JOB. Repeat the entire listing exactly.

________

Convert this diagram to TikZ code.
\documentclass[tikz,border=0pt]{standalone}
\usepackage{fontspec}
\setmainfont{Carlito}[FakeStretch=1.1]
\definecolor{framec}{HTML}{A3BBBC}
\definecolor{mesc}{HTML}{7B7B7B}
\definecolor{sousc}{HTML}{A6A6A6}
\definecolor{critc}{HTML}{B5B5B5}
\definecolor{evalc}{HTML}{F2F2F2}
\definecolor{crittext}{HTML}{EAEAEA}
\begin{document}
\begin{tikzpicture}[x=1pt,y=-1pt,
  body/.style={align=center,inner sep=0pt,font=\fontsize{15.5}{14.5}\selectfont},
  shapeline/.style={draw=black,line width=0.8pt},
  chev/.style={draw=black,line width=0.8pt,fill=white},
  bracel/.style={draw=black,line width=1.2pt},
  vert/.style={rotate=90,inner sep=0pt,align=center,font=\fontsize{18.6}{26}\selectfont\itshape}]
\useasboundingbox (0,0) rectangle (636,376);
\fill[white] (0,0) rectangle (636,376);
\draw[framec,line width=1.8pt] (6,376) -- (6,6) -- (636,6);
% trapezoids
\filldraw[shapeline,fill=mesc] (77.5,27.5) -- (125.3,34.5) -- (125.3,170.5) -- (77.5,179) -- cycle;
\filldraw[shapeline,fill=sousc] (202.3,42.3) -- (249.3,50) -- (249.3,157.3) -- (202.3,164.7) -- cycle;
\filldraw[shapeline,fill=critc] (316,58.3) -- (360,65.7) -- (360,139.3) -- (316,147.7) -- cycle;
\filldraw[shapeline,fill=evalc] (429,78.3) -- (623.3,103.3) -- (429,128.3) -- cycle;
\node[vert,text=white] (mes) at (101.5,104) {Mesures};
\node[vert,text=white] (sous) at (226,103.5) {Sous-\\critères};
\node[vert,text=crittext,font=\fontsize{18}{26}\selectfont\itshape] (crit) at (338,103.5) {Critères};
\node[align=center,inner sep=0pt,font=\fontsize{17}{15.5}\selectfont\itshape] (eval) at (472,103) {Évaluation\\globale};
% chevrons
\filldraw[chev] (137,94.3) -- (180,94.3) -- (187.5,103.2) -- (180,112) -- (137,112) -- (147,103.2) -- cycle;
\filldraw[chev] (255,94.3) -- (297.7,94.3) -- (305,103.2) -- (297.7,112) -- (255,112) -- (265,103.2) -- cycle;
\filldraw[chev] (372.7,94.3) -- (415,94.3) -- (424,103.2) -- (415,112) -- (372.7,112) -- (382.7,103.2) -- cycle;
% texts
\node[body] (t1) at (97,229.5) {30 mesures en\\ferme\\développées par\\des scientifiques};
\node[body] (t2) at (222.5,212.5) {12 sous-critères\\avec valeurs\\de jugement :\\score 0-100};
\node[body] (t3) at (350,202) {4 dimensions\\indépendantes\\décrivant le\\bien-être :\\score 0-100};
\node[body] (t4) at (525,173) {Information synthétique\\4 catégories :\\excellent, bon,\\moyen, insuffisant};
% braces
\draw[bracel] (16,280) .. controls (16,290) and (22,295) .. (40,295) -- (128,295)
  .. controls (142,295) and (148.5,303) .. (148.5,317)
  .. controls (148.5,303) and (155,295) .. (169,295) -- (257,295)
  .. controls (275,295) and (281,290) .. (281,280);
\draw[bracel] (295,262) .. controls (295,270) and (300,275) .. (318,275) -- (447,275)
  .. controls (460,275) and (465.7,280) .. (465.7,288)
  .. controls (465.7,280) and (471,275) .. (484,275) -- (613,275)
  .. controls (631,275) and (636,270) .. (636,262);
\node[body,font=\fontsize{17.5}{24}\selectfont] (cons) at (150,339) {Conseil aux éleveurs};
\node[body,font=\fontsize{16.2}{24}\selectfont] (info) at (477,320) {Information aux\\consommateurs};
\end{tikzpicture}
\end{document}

________

WRITTEN ANSWER.
Convert this diagram to TikZ code.
\documentclass[tikz,border=0pt]{standalone}
\usepackage{fontspec}
\setmainfont{Carlito}[FakeStretch=1.1]
\definecolor{framec}{HTML}{A3BBBC}
\definecolor{mesc}{HTML}{7B7B7B}
\definecolor{sousc}{HTML}{A6A6A6}
\definecolor{critc}{HTML}{B5B5B5}
\definecolor{evalc}{HTML}{F2F2F2}
\definecolor{crittext}{HTML}{EAEAEA}
\begin{document}
\begin{tikzpicture}[x=1pt,y=-1pt,
  body/.style={align=center,inner sep=0pt,font=\fontsize{15.5}{14.5}\selectfont},
  shapeline/.style={draw=black,line width=0.8pt},
  chev/.style={draw=black,line width=0.8pt,fill=white},
  bracel/.style={draw=black,line width=1.2pt},
  vert/.style={rotate=90,inner sep=0pt,align=center,font=\fontsize{18.6}{26}\selectfont\itshape}]
\useasboundingbox (0,0) rectangle (636,376);
\fill[white] (0,0) rectangle (636,376);
\draw[framec,line width=1.8pt] (6,376) -- (6,6) -- (636,6);
% trapezoids
\filldraw[shapeline,fill=mesc] (77.5,27.5) -- (125.3,34.5) -- (125.3,170.5) -- (77.5,179) -- cycle;
\filldraw[shapeline,fill=sousc] (202.3,42.3) -- (249.3,50) -- (249.3,157.3) -- (202.3,164.7) -- cycle;
\filldraw[shapeline,fill=critc] (316,58.3) -- (360,65.7) -- (360,139.3) -- (316,147.7) -- cycle;
\filldraw[shapeline,fill=evalc] (429,78.3) -- (623.3,103.3) -- (429,128.3) -- cycle;
\node[vert,text=white] (mes) at (101.5,104) {Mesures};
\node[vert,text=white] (sous) at (226,103.5) {Sous-\\critères};
\node[vert,text=crittext,font=\fontsize{18}{26}\selectfont\itshape] (crit) at (338,103.5) {Critères};
\node[align=center,inner sep=0pt,font=\fontsize{17}{15.5}\selectfont\itshape] (eval) at (472,103) {Évaluation\\globale};
% chevrons
\filldraw[chev] (137,94.3) -- (180,94.3) -- (187.5,103.2) -- (180,112) -- (137,112) -- (147,103.2) -- cycle;
\filldraw[chev] (255,94.3) -- (297.7,94.3) -- (305,103.2) -- (297.7,112) -- (255,112) -- (265,103.2) -- cycle;
\filldraw[chev] (372.7,94.3) -- (415,94.3) -- (424,103.2) -- (415,112) -- (372.7,112) -- (382.7,103.2) -- cycle;
% texts
\node[body] (t1) at (97,229.5) {30 mesures en\\ferme\\développées par\\des scientifiques};
\node[body] (t2) at (222.5,212.5) {12 sous-critères\\avec valeurs\\de jugement :\\score 0-100};
\node[body] (t3) at (350,202) {4 dimensions\\indépendantes\\décrivant le\\bien-être :\\score 0-100};
\node[body] (t4) at (525,173) {Information synthétique\\4 catégories :\\excellent, bon,\\moyen, insuffisant};
% braces
\draw[bracel] (16,280) .. controls (16,290) and (22,295) .. (40,295) -- (128,295)
  .. controls (142,295) and (148.5,303) .. (148.5,317)
  .. controls (148.5,303) and (155,295) .. (169,295) -- (257,295)
  .. controls (275,295) and (281,290) .. (281,280);
\draw[bracel] (295,262) .. controls (295,270) and (300,275) .. (318,275) -- (447,275)
  .. controls (460,275) and (465.7,280) .. (465.7,288)
  .. controls (465.7,280) and (471,275) .. (484,275) -- (613,275)
  .. controls (631,275) and (636,270) .. (636,262);
\node[body,font=\fontsize{17.5}{24}\selectfont] (cons) at (150,339) {Conseil aux éleveurs};
\node[body,font=\fontsize{16.2}{24}\selectfont] (info) at (477,320) {Information aux\\consommateurs};
\end{tikzpicture}
\end{document}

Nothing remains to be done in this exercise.